A quel moment as-tu eu ton déclic artistique ?
Tout a commencé par un rapport à l’image. Je prenais des photos quand j’étais tout petit, les photos qu’on a tous prises quand on partait en colonie de vacances.
J’ai eu l’envie de garder des souvenirs, des lumières, des sensations, des amitiés et des moments.
Plus tard, durant mes études en design, il y a eu une tension entre les objets que je créais et les photos que je prenais. Dès lors, j’ai commencé à m’intéresser aux plasticités des matériaux.La source première de chacune des deux pratiques (art/ design) venait de mes peintures qui me permettait de retranscrire des sons que j’écoutais.
Tes inspirations ?
J’ai été poussé à la photographie par Jean-Luc Monterosso fondateur et directeur de la MEP pendant plus de 20 ans. C’est lui qui m’a incité à faire de la photographie. Il est l’une de ces personnes qui vont croire en vous, et qui vous encourage à vous dépasser. Il y a aussi eu Anne Immelé, docteur en photographie et également artiste.
Elle m’a initié à la pratique argentique en me prédisposant à la compréhension des différentes techniques de prises de vue d’une photographie et de ses enjeux : comment capture-t-on une image ? Comment la montre-t-on ? Etc.
Mon processus de réflexion a commencé à émerger durant mon enfance. Un des marqueurs fort de mon éducation est que j’ai très souvent été en contact avec différents types de tissus et de motifs. Ils hantent ma mémoire. Grandir en étant entouré de ces savoir-faire est extrêmement stimulant, car ils forcent à comprendre le savoir de la main, le mouvement des trames, les superpositions de texture, … Comment une forme souple et fluide peut être en tension avec une forme froide et rigide.
Quelle est ta volonté en tant qu’artiste ?
C’est difficile, car il est essentiel de faire une distinction entre le but de ma pratique et le rôle réel que mes œuvres jouent dans une production contemporaine.

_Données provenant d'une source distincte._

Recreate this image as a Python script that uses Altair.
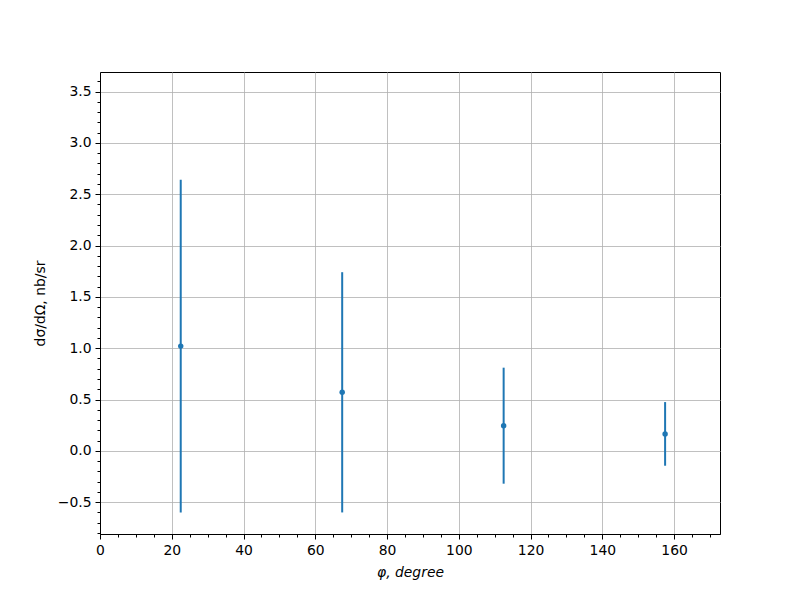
import altair as alt
import pandas as pd

phi = [22.5, 67.5, 112.5, 157.5]
xsec = [1.02, 0.57, 0.245, 0.165]
err = [1.62, 1.17, 0.565, 0.31]

x_ticks = list(range(0, 175, 5))
y_ticks = [round(-0.8 + 0.1 * i, 1) for i in range(45)]

df = pd.DataFrame({"phi": phi, "xsec": xsec, "err": err})
df["lo"] = df["xsec"] - df["err"]
df["hi"] = df["xsec"] + df["err"]

BLUE = "#1f77b4"
FONT = "DejaVu Sans"

x_major = "datum.value % 20 == 0"
y_major = "abs(datum.value*2 - round(datum.value*2)) < 0.000001"

x_axis = alt.Axis(
    values=x_ticks,
    tickCount=500,
    labelExpr=f"{x_major} ? format(datum.value, 'd') : ''",
    labelOverlap=False,
    labelFlush=False,
    tickSize={"condition": {"test": x_major, "value": 5}, "value": 3},
    gridOpacity={"condition": {"test": x_major, "value": 1}, "value": 0},
    grid=True,
    gridColor="#b0b0b0",
    gridWidth=0.8,
    domainColor="black",
    tickColor="black",
    labelColor="black",
    labelFont=FONT,
    labelFontSize=13.9,
    labelPadding=4,
    title="φ, degree",
    titleFont=FONT,
    titleFontSize=13.9,
    titleFontWeight="normal",
    titleFontStyle="italic",
    titleColor="black",
    titlePadding=9,
)

y_axis = alt.Axis(
    values=y_ticks,
    tickCount=500,
    labelExpr=f"{y_major} ? format(datum.value, '.1f') : ''",
    labelOverlap=False,
    labelFlush=False,
    tickSize={"condition": {"test": y_major, "value": 5}, "value": 3},
    gridOpacity={"condition": {"test": y_major, "value": 1}, "value": 0},
    grid=True,
    gridColor="#b0b0b0",
    gridWidth=0.8,
    domainColor="black",
    tickColor="black",
    labelColor="black",
    labelFont=FONT,
    labelFontSize=13.9,
    labelPadding=4,
    title="dσ/dΩ, nb/sr",
    titleFont=FONT,
    titleFontSize=13.9,
    titleFontWeight="normal",
    titleColor="black",
    titlePadding=10,
)

xs = alt.Scale(domain=[0, 172.8], nice=False, zero=False)
ys = alt.Scale(domain=[-0.81, 3.69], nice=False, zero=False)

bars = alt.Chart(df).mark_rule(color=BLUE, strokeWidth=2).encode(
    x=alt.X("phi:Q", scale=xs, axis=x_axis),
    y=alt.Y("lo:Q", scale=ys, axis=y_axis),
    y2="hi:Q",
)

pts = alt.Chart(df).mark_circle(color=BLUE, size=30, opacity=1).encode(
    x=alt.X("phi:Q", scale=xs),
    y=alt.Y("xsec:Q", scale=ys),
)

chart = (
    alt.layer(bars, pts)
    .properties(
        width=620,
        height=462,
        autosize=alt.AutoSizeParams(type="none"),
        padding={"left": 92, "top": 64, "right": 40, "bottom": 50},
        background="white",
    )
    .configure_view(stroke="black", strokeWidth=1)
)

chart.save("out.html", embed_options={"renderer": "svg", "actions": False})
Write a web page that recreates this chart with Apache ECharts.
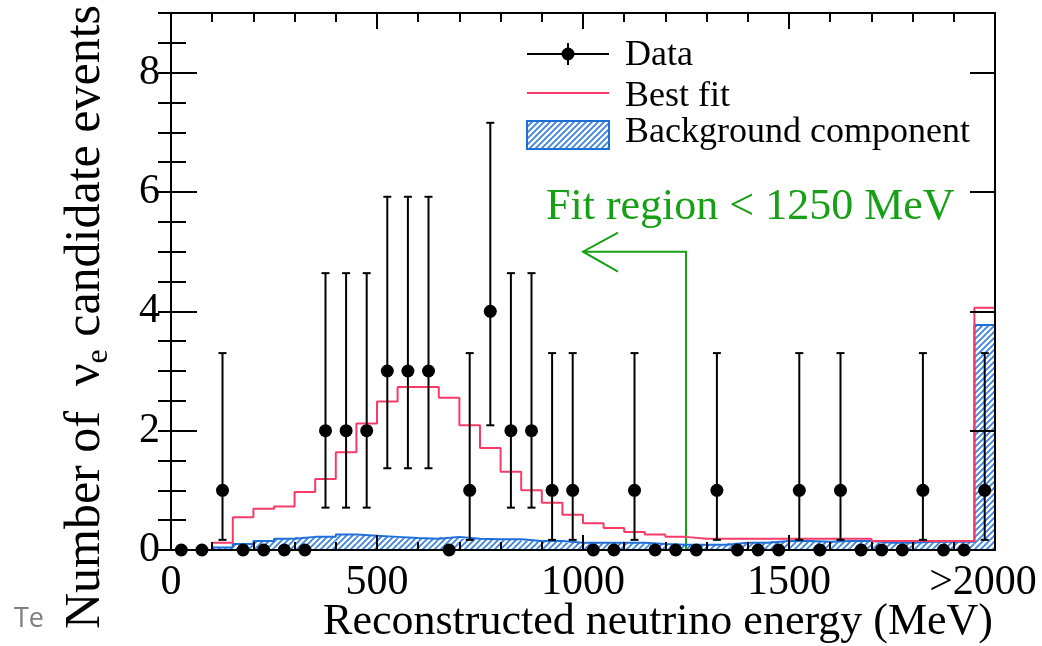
<!DOCTYPE html>
<html>
<head>
<meta charset="utf-8">
<script src="https://cdn.jsdelivr.net/npm/echarts@6/dist/echarts.min.js"></script>
<style>
  html, body { margin: 0; padding: 0; background: #ffffff; }
  #chart { width: 1042px; height: 646px; }
</style>
</head>
<body>
<div id="chart"></div>
<script>
// Reconstructed energy bins (MeV), 50 MeV wide; the last bin collects everything above 2000 MeV
const binCenters = [25, 75, 125, 175, 225, 275, 325, 375, 425, 475,
                    525, 575, 625, 675, 725, 775, 825, 875, 925, 975,
                    1025, 1075, 1125, 1175, 1225, 1275, 1325, 1375, 1425, 1475,
                    1525, 1575, 1625, 1675, 1725, 1775, 1825, 1875, 1925, 1975];
const binHalfWidth = 25;

// Observed nu_e candidate events per bin
const dataCounts = [0, 0, 1, 0, 0, 0, 0, 2, 2, 2,
                    3, 3, 3, 0, 1, 4, 2, 2, 1, 1,
                    0, 0, 1, 0, 0, 0, 1, 0, 0, 0,
                    1, 0, 1, 0, 0, 0, 1, 0, 0, 1];

// 68% Poisson interval edges, indexed by the observed count
const poissonLower = [0, 0.17, 0.71, 1.37, 2.09];
const poissonUpper = [0, 3.30, 4.64, 5.92, 7.16];

// Best-fit expectation per bin
const bestFit = [0, 0, 0.12, 0.55, 0.69, 0.73, 0.97, 1.19, 1.64, 2.12,
                 2.49, 2.73, 2.73, 2.55, 2.09, 1.71, 1.31, 1.00, 0.79, 0.59,
                 0.45, 0.37, 0.30, 0.26, 0.22, 0.19, 0.19, 0.19, 0.19, 0.19,
                 0.19, 0.19, 0.19, 0.19, 0.15, 0.15, 0.15, 0.15, 0.15, 4.06];

// Background component of the fit per bin
const background = [0, 0, 0.04, 0.10, 0.15, 0.19, 0.22, 0.22, 0.26, 0.24,
                    0.22, 0.20, 0.19, 0.22, 0.19, 0.18, 0.18, 0.15, 0.15, 0.12,
                    0.12, 0.12, 0.12, 0.10, 0.09, 0.09, 0.09, 0.12, 0.12, 0.15,
                    0.15, 0.14, 0.15, 0.15, 0.12, 0.12, 0.14, 0.14, 0.14, 3.77];

// Axis ticks and labels
const xTickValues = [0, 500, 1000, 1500, 2000];
const xTickLabels = ['0', '500', '1000', '1500', '>2000'];
const yTickValues = [0, 2, 4, 6, 8];
const yTickLabels = ['0', '2', '4', '6', '8'];

// Fit-region marker: cut energy, arrow tip energy and arrow height (events)
const fitCut = 1250;
const fitArrowTip = 1000;
const fitArrowLevel = 5;

const SERIF = '"Liberation Serif", "DejaVu Serif", "Times New Roman", serif';
const RED = '#f73b68';
const BLUE = '#1f6fd8';
const HATCH = '#3c84e0';
const GREEN = '#16a016';

// Diagonal hatch used for the background component
function makeHatch() {
  const s = 6;
  const c = document.createElement('canvas');
  c.width = s; c.height = s;
  const g = c.getContext('2d');
  g.strokeStyle = HATCH;
  g.lineWidth = 1.8;
  g.beginPath();
  g.moveTo(0, s); g.lineTo(s, 0);
  g.moveTo(-1, 1); g.lineTo(1, -1);
  g.moveTo(s - 1, s + 1); g.lineTo(s + 1, s - 1);
  g.stroke();
  return { image: c, repeat: 'repeat' };
}
const hatch = makeHatch();

// Histogram outline as a polyline through the bin edges
function stepPoints(values) {
  const pts = [];
  binCenters.forEach((c, i) => {
    pts.push([c - binHalfWidth, values[i]]);
    pts.push([c + binHalfWidth, values[i]]);
  });
  const last = binCenters[binCenters.length - 1] + binHalfWidth;
  pts.push([last, 0]);
  return pts;
}

const pointData = binCenters.map((c, i) => [c, dataCounts[i]]);
const errorData = binCenters
  .map((c, i) => [c, poissonLower[dataCounts[i]], poissonUpper[dataCounts[i]], dataCounts[i]])
  .filter(d => d[3] > 0);

const tickLine = { color: '#000', width: 2 };

const chart = echarts.init(document.getElementById('chart'), null, { renderer: 'canvas' });

const option = {
  animation: false,
  backgroundColor: '#ffffff',
  grid: { left: 171, top: 13, width: 824, height: 537, containLabel: false, outerBoundsMode: 'none' },
  xAxis: [
    {
      type: 'value', position: 'bottom', min: 0, max: 2000, interval: 500, z: 4,
      axisLine: { show: true, onZero: false, lineStyle: tickLine },
      axisTick: { show: true, inside: true, length: 15, lineStyle: tickLine },
      minorTick: { show: true, splitNumber: 5, length: 8, lineStyle: tickLine },
      splitLine: { show: false },
      axisLabel: {
        show: true, margin: 12, color: '#000', fontFamily: SERIF, fontSize: 42,
        formatter: v => {
          const k = xTickValues.indexOf(v);
          const txt = k >= 0 ? xTickLabels[k] : '';
          return k === xTickValues.length - 1 ? '{last|' + txt + '}' : txt;
        },
        rich: { last: { fontFamily: SERIF, fontSize: 42, color: '#000', padding: [0, 24, 0, 0] } }
      }
    },
    {
      type: 'value', position: 'top', min: 0, max: 2000, interval: 500, z: 4,
      axisLine: { show: true, onZero: false, lineStyle: tickLine },
      axisTick: { show: true, inside: true, length: 16, lineStyle: tickLine },
      minorTick: { show: true, splitNumber: 5, length: 9, lineStyle: tickLine },
      splitLine: { show: false },
      axisLabel: { show: false }
    }
  ],
  yAxis: [
    {
      type: 'value', position: 'left', min: 0, max: 9, interval: 2, z: 4,
      axisLine: { show: true, onZero: false, lineStyle: tickLine },
      axisTick: { show: true, inside: true, length: 26, lineStyle: tickLine },
      splitLine: { show: false },
      axisLabel: {
        show: true, margin: 11, color: '#000', fontFamily: SERIF, fontSize: 42, showMaxLabel: false,
        formatter: v => {
          const k = yTickValues.indexOf(v);
          return k >= 0 ? yTickLabels[k] : '';
        }
      }
    },
    {
      type: 'value', position: 'left', min: 0, max: 9, interval: 0.5, z: 4,
      axisLine: { show: false },
      axisTick: { show: true, inside: true, length: 15, lineStyle: tickLine },
      splitLine: { show: false },
      axisLabel: { show: false }
    },
    {
      type: 'value', position: 'right', min: 0, max: 9, interval: 2, z: 4,
      axisLine: { show: true, onZero: false, lineStyle: tickLine },
      axisTick: { show: true, inside: true, length: 25, lineStyle: tickLine },
      splitLine: { show: false },
      axisLabel: { show: false }
    },
    {
      type: 'value', position: 'right', min: 0, max: 9, interval: 0.5, z: 4,
      axisLine: { show: false },
      axisTick: { show: true, inside: true, length: 13, lineStyle: tickLine },
      splitLine: { show: false },
      axisLabel: { show: false }
    }
  ],
  series: [
    {
      name: 'Background component', type: 'custom', xAxisIndex: 0, yAxisIndex: 0, z: 2,
      data: binCenters.map((c, i) => [c, background[i]]),
      encode: { x: 0, y: 1 },
      renderItem: (params, api) => {
        const c = api.value(0), v = api.value(1);
        const p0 = api.coord([c - binHalfWidth, 0]);
        const p1 = api.coord([c + binHalfWidth, v]);
        return {
          type: 'rect',
          shape: { x: p0[0], y: p1[1], width: p1[0] - p0[0], height: p0[1] - p1[1] },
          style: { fill: hatch, stroke: null }
        };
      }
    },
    {
      name: 'Background outline', type: 'line', xAxisIndex: 0, yAxisIndex: 0, z: 3,
      data: stepPoints(background), symbol: 'none',
      lineStyle: { color: BLUE, width: 2 }
    },
    {
      name: 'Best fit', type: 'line', xAxisIndex: 0, yAxisIndex: 0, z: 3,
      data: stepPoints(bestFit), symbol: 'none',
      lineStyle: { color: RED, width: 2 }
    },
    {
      name: 'Fit region', type: 'custom', xAxisIndex: 0, yAxisIndex: 0, z: 3,
      data: [[fitCut, fitArrowTip, fitArrowLevel]],
      encode: { x: 0, y: 2 },
      renderItem: (params, api) => {
        const base = api.coord([api.value(0), 0]);
        const corner = api.coord([api.value(0), api.value(2)]);
        const tip = api.coord([api.value(1), api.value(2)]);
        const st = { stroke: GREEN, lineWidth: 2, fill: null };
        return {
          type: 'group',
          children: [
            { type: 'polyline', shape: { points: [base, corner, tip] }, style: st },
            { type: 'polyline', shape: { points: [[tip[0] + 35, tip[1] - 19], tip, [tip[0] + 35, tip[1] + 20]] }, style: st }
          ]
        };
      }
    },
    {
      name: 'Data errors', type: 'custom', xAxisIndex: 0, yAxisIndex: 0, z: 5,
      data: errorData,
      encode: { x: 0, y: [1, 2] },
      renderItem: (params, api) => {
        const lo = api.coord([api.value(0), api.value(1)]);
        const hi = api.coord([api.value(0), api.value(2)]);
        const st = { stroke: '#000', lineWidth: 2, fill: null };
        const cap = 4;
        return {
          type: 'group',
          children: [
            { type: 'line', shape: { x1: lo[0], y1: lo[1], x2: hi[0], y2: hi[1] }, style: st },
            { type: 'line', shape: { x1: lo[0] - cap, y1: lo[1], x2: lo[0] + cap, y2: lo[1] }, style: st },
            { type: 'line', shape: { x1: hi[0] - cap, y1: hi[1], x2: hi[0] + cap, y2: hi[1] }, style: st }
          ]
        };
      }
    },
    {
      name: 'Data', type: 'scatter', xAxisIndex: 0, yAxisIndex: 0, z: 6,
      data: pointData, symbol: 'circle', symbolSize: 13,
      itemStyle: { color: '#000', opacity: 1 }
    }
  ],
  graphic: [
    // Axis titles
    {
      type: 'text', x: 993, y: 622, z: 10,
      style: {
        text: 'Reconstructed neutrino energy (MeV)', fill: '#000',
        font: '44px ' + SERIF, align: 'right', verticalAlign: 'middle'
      }
    },
    {
      type: 'text', x: 86, y: 5, rotation: Math.PI / 2, z: 10,
      style: {
        text: '{t|Number of  ν}{s|e}{t| candidate events}',
        align: 'right', verticalAlign: 'middle',
        rich: {
          t: { fontFamily: SERIF, fontSize: 50, fill: '#000', lineHeight: 58 },
          s: { fontFamily: SERIF, fontSize: 32, fill: '#000', lineHeight: 26, verticalAlign: 'bottom' }
        }
      }
    },
    // Legend
    {
      type: 'group', z: 10,
      children: [
        { type: 'line', shape: { x1: 527, y1: 54, x2: 609, y2: 54 }, style: { stroke: '#000', lineWidth: 2 } },
        { type: 'line', shape: { x1: 568, y1: 43, x2: 568, y2: 65 }, style: { stroke: '#000', lineWidth: 2 } },
        { type: 'circle', shape: { cx: 568, cy: 54, r: 6.5 }, style: { fill: '#000' } },
        { type: 'text', x: 625, y: 56, style: { text: 'Data', fill: '#000', font: '36px ' + SERIF, verticalAlign: 'middle' } },
        { type: 'line', shape: { x1: 527, y1: 93, x2: 609, y2: 93 }, style: { stroke: RED, lineWidth: 2 } },
        { type: 'text', x: 625, y: 97, style: { text: 'Best fit', fill: '#000', font: '36px ' + SERIF, verticalAlign: 'middle' } },
        { type: 'rect', shape: { x: 527, y: 121, width: 82, height: 28 }, style: { fill: hatch, stroke: BLUE, lineWidth: 2 } },
        { type: 'text', x: 625, y: 133, style: { text: 'Background component', fill: '#000', font: '36px ' + SERIF, verticalAlign: 'middle' } }
      ]
    },
    // Fit-region annotation
    {
      type: 'text', x: 546, y: 207, z: 10,
      style: { text: 'Fit region < 1250 MeV', fill: GREEN, font: '44px ' + SERIF, verticalAlign: 'middle' }
    },
    {
      type: 'text', x: 14, y: 619, z: 10,
      style: { text: 'Te', fill: '#7f7f7f', font: '27px "Open Sans", "Noto Sans", sans-serif', verticalAlign: 'middle' }
    }
  ]
};

chart.setOption(option);
</script>
</body>
</html>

J’ai eu la chance d’avoir accès à des ressources et des opportunités durant tout mon parcours. Aujourd’hui, je ressens profondément le besoin et le devoir de partager et de transmettre ces connaissances et ces expériences. Ma manière à moi de le faire, c’est par une pratique artistique.
Dans ma pratique artistique, j’essaie de retranscrire mes émotions, mes sensations et mes pensées grâce à un protocole que je mets en place et qui peut amener le public à se l’approprier et à le réfléchir aussi. Il est vrai que je ressens parfois une injonction à partager mon travail, mais cela me pousse à penser plus loin ce que je souhaite mettre en lumière.
Comment est-ce que je peux créer un cocon où le public peut être en communion avec les éléments qui l’entourent ? Disons que cette question est centrale pour moi.
Selon toi qu’est-ce que l’art ?
L’art c’est l’étonnement, l’émerveillement. L’art du questionnement. C’est pousser les gens à se ressentir et penser. Platon nous dit dans Théétète « L’étonnement, cet état qui consiste à s’émerveiller, c’est le sentiment tout à fait caractéristique du philosophe. » Le début d’une réflexion…
Quel héritage souhaites-tu laisser ?
Je souhaiterais véhiculer et transmettre une idée, qui vise plus particulièrement l’Afrique. Cette idée, c’est que tout est possible, il n’y a pas de code ou de règle dans la production artistique. Certains restent sur une idée assez traditionnelle dictée par un héritage colonial tenace, sur ce que devrait être un artiste africain et de ce que l’on attend de son travail.
Alors que le monde actuel est porté sur de nouvelles formes artistiques et de nouveaux enjeux, je pense qu’il est grand temps pour l’Afrique d’expérimenter et de se libérer de ce poids de l’attendu, une contrainte qui selon moi, empêche de réellement créer.
Un événement marquant ?
Cette épiphanie se déroule pour moi en 2017. Après un échec à l’open call, Aux Rencontres photographiques de Bamako, on me propose de réaliser un OFF au même évènement.
Cette expérience va radicalement changer et transcender ma façon de travailler, j’en ressors transformé, mature et enrichi de nouvelles connaissances.
Cette première exposition, m’a également permis de développer et d’aiguiser mon regard critique sur mon travail mais aussi sur celui d’autres artistes.